-- Begin --

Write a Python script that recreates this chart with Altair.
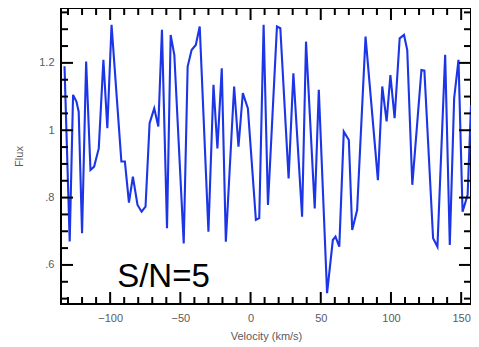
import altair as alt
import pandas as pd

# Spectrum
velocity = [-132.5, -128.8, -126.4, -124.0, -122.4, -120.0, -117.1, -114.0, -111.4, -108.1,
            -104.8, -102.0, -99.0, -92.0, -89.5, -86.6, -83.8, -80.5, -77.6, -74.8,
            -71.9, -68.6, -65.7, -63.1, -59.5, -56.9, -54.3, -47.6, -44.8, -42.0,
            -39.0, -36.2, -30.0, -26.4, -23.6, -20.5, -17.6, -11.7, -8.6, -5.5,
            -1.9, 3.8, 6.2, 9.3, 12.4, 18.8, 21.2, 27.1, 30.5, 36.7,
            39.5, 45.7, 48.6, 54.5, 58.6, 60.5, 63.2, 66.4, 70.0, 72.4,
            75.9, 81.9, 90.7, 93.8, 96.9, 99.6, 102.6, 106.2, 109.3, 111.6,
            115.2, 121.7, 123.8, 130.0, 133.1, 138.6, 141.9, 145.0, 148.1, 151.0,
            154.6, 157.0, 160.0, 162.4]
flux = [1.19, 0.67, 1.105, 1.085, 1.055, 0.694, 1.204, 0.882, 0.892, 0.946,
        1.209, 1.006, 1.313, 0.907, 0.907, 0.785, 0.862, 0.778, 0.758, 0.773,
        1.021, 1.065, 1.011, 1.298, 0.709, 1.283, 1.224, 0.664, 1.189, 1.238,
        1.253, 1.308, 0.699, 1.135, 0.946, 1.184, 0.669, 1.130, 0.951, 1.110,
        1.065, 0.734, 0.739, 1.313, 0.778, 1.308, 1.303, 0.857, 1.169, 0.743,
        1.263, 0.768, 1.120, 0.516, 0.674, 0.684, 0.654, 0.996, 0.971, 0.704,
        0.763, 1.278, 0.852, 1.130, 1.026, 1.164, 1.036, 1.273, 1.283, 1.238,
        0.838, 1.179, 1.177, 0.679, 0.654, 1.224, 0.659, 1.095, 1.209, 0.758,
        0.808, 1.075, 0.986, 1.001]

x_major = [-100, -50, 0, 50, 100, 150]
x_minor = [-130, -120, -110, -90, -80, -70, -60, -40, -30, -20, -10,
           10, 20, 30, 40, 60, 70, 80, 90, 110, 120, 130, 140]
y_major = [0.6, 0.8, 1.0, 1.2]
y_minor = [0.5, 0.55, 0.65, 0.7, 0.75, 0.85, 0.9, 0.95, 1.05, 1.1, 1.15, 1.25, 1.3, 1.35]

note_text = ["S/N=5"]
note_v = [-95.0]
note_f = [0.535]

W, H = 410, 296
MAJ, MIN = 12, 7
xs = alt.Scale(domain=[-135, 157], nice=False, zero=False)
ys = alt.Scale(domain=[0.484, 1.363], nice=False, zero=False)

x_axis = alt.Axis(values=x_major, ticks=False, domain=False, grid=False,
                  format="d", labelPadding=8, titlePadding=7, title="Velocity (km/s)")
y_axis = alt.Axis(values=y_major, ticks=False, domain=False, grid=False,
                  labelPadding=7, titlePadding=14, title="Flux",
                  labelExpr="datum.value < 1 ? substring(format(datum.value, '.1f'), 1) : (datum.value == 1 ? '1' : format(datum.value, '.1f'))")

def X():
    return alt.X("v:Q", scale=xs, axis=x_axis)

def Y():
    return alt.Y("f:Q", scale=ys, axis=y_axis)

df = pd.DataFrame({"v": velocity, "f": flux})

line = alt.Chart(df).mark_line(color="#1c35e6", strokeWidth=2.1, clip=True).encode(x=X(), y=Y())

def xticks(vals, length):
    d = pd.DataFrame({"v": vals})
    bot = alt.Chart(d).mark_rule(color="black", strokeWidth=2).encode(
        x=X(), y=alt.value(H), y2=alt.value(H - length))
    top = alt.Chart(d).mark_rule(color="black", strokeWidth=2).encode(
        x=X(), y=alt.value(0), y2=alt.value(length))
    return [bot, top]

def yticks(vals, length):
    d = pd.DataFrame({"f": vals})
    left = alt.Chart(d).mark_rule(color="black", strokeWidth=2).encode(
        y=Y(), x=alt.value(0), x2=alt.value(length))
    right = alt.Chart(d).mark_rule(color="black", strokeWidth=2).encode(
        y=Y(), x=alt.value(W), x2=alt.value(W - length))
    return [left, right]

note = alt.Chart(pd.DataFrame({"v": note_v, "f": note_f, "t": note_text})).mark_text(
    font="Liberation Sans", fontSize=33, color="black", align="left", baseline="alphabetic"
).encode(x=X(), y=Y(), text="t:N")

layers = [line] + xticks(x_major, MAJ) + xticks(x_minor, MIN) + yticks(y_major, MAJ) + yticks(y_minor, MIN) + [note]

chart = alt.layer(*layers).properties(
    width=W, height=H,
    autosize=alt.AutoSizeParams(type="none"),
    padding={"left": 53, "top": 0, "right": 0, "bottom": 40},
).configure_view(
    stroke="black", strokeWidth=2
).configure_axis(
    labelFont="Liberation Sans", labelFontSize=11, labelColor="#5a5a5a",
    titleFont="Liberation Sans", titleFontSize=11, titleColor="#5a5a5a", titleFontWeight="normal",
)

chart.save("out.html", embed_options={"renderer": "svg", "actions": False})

-- End --

Transcribe the full listing character for character. Pictures are excluded.

Write a Python script that recreates this chart with Altair.
import altair as alt
import pandas as pd

# Spectrum
velocity = [-132.5, -128.8, -126.4, -124.0, -122.4, -120.0, -117.1, -114.0, -111.4, -108.1,
            -104.8, -102.0, -99.0, -92.0, -89.5, -86.6, -83.8, -80.5, -77.6, -74.8,
            -71.9, -68.6, -65.7, -63.1, -59.5, -56.9, -54.3, -47.6, -44.8, -42.0,
            -39.0, -36.2, -30.0, -26.4, -23.6, -20.5, -17.6, -11.7, -8.6, -5.5,
            -1.9, 3.8, 6.2, 9.3, 12.4, 18.8, 21.2, 27.1, 30.5, 36.7,
            39.5, 45.7, 48.6, 54.5, 58.6, 60.5, 63.2, 66.4, 70.0, 72.4,
            75.9, 81.9, 90.7, 93.8, 96.9, 99.6, 102.6, 106.2, 109.3, 111.6,
            115.2, 121.7, 123.8, 130.0, 133.1, 138.6, 141.9, 145.0, 148.1, 151.0,
            154.6, 157.0, 160.0, 162.4]
flux = [1.19, 0.67, 1.105, 1.085, 1.055, 0.694, 1.204, 0.882, 0.892, 0.946,
        1.209, 1.006, 1.313, 0.907, 0.907, 0.785, 0.862, 0.778, 0.758, 0.773,
        1.021, 1.065, 1.011, 1.298, 0.709, 1.283, 1.224, 0.664, 1.189, 1.238,
        1.253, 1.308, 0.699, 1.135, 0.946, 1.184, 0.669, 1.130, 0.951, 1.110,
        1.065, 0.734, 0.739, 1.313, 0.778, 1.308, 1.303, 0.857, 1.169, 0.743,
        1.263, 0.768, 1.120, 0.516, 0.674, 0.684, 0.654, 0.996, 0.971, 0.704,
        0.763, 1.278, 0.852, 1.130, 1.026, 1.164, 1.036, 1.273, 1.283, 1.238,
        0.838, 1.179, 1.177, 0.679, 0.654, 1.224, 0.659, 1.095, 1.209, 0.758,
        0.808, 1.075, 0.986, 1.001]

x_major = [-100, -50, 0, 50, 100, 150]
x_minor = [-130, -120, -110, -90, -80, -70, -60, -40, -30, -20, -10,
           10, 20, 30, 40, 60, 70, 80, 90, 110, 120, 130, 140]
y_major = [0.6, 0.8, 1.0, 1.2]
y_minor = [0.5, 0.55, 0.65, 0.7, 0.75, 0.85, 0.9, 0.95, 1.05, 1.1, 1.15, 1.25, 1.3, 1.35]

note_text = ["S/N=5"]
note_v = [-95.0]
note_f = [0.535]

W, H = 410, 296
MAJ, MIN = 12, 7
xs = alt.Scale(domain=[-135, 157], nice=False, zero=False)
ys = alt.Scale(domain=[0.484, 1.363], nice=False, zero=False)

x_axis = alt.Axis(values=x_major, ticks=False, domain=False, grid=False,
                  format="d", labelPadding=8, titlePadding=7, title="Velocity (km/s)")
y_axis = alt.Axis(values=y_major, ticks=False, domain=False, grid=False,
                  labelPadding=7, titlePadding=14, title="Flux",
                  labelExpr="datum.value < 1 ? substring(format(datum.value, '.1f'), 1) : (datum.value == 1 ? '1' : format(datum.value, '.1f'))")

def X():
    return alt.X("v:Q", scale=xs, axis=x_axis)

def Y():
    return alt.Y("f:Q", scale=ys, axis=y_axis)

df = pd.DataFrame({"v": velocity, "f": flux})

line = alt.Chart(df).mark_line(color="#1c35e6", strokeWidth=2.1, clip=True).encode(x=X(), y=Y())

def xticks(vals, length):
    d = pd.DataFrame({"v": vals})
    bot = alt.Chart(d).mark_rule(color="black", strokeWidth=2).encode(
        x=X(), y=alt.value(H), y2=alt.value(H - length))
    top = alt.Chart(d).mark_rule(color="black", strokeWidth=2).encode(
        x=X(), y=alt.value(0), y2=alt.value(length))
    return [bot, top]

def yticks(vals, length):
    d = pd.DataFrame({"f": vals})
    left = alt.Chart(d).mark_rule(color="black", strokeWidth=2).encode(
        y=Y(), x=alt.value(0), x2=alt.value(length))
    right = alt.Chart(d).mark_rule(color="black", strokeWidth=2).encode(
        y=Y(), x=alt.value(W), x2=alt.value(W - length))
    return [left, right]

note = alt.Chart(pd.DataFrame({"v": note_v, "f": note_f, "t": note_text})).mark_text(
    font="Liberation Sans", fontSize=33, color="black", align="left", baseline="alphabetic"
).encode(x=X(), y=Y(), text="t:N")

layers = [line] + xticks(x_major, MAJ) + xticks(x_minor, MIN) + yticks(y_major, MAJ) + yticks(y_minor, MIN) + [note]

chart = alt.layer(*layers).properties(
    width=W, height=H,
    autosize=alt.AutoSizeParams(type="none"),
    padding={"left": 53, "top": 0, "right": 0, "bottom": 40},
).configure_view(
    stroke="black", strokeWidth=2
).configure_axis(
    labelFont="Liberation Sans", labelFontSize=11, labelColor="#5a5a5a",
    titleFont="Liberation Sans", titleFontSize=11, titleColor="#5a5a5a", titleFontWeight="normal",
)

chart.save("out.html", embed_options={"renderer": "svg", "actions": False})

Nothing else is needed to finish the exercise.